Reviewer Marina D. Richter of asianmoviepulse.com wrote that it "feels like a rehearsal for the later yakuza-themed Takashi's films like 'Deadly Outlaw: Rekka' or 'Graveyard of Honor' (both from 2002)".

The website onderhond.com called it "dubious filler" and rated it 2 out of 5.

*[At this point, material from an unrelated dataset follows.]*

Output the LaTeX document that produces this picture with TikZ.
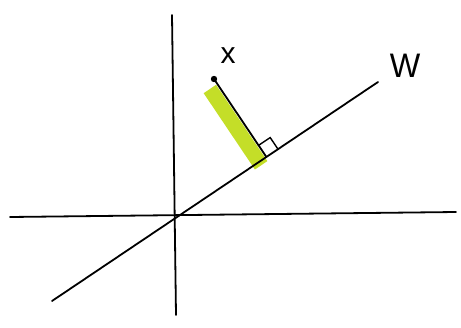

The website Cinema Dailies analyzed the scores of the film on Rotten Tomatoes, IMDb, and Letterboxd and found that Ambition Without Honor is ranked Takashi Miike's 64th best film.

==Critical analysis==
In his book Agitator: The Cinema of Takashi Miike, author Tom Mes writes that the film's "title was an explicit reference to the successful yakuza series Battles Without Honor and Humanity directed by Kinji Fukasaku in the first half of the 1970s and also produced by Toei. The film itself however bore little relation to Fukasaku's films, the only connections being composer Toshiaki Tsushima (whose score does resemble his famous soundtrack for the Battles series) and actors Shinichiro Mikami, Nobuo Yana and Harumi Sone. Sane, who had played the role of Soma in Miike's Daisan No Gokudō films, served as producer on Jingi Naki Yabō. The film was an attempt to launch his son Hideki as a leading man in V-cinema, an intention reflected in the story, which deals with a father-son relation ship and the gap between generations." Ultimately, Mes finds that "at the heart of Jingi Naki Yabōs narrative lies the generation gap. The story is Tetsuya's search for a father figure." Mes continues, writing, "Although its main character is another typical Miike outcast, this weakness and the film’s unremarkable handling on a stylistic level make Jingi Naki Yabō at best an average entry in the director's filmography. Something emphasised by the success of Miike's next exploration of the clash between young and old."

==Sequel==

A sequel, Ambition Without Honor 2, also directed by Takashi Miike, was released in 1997.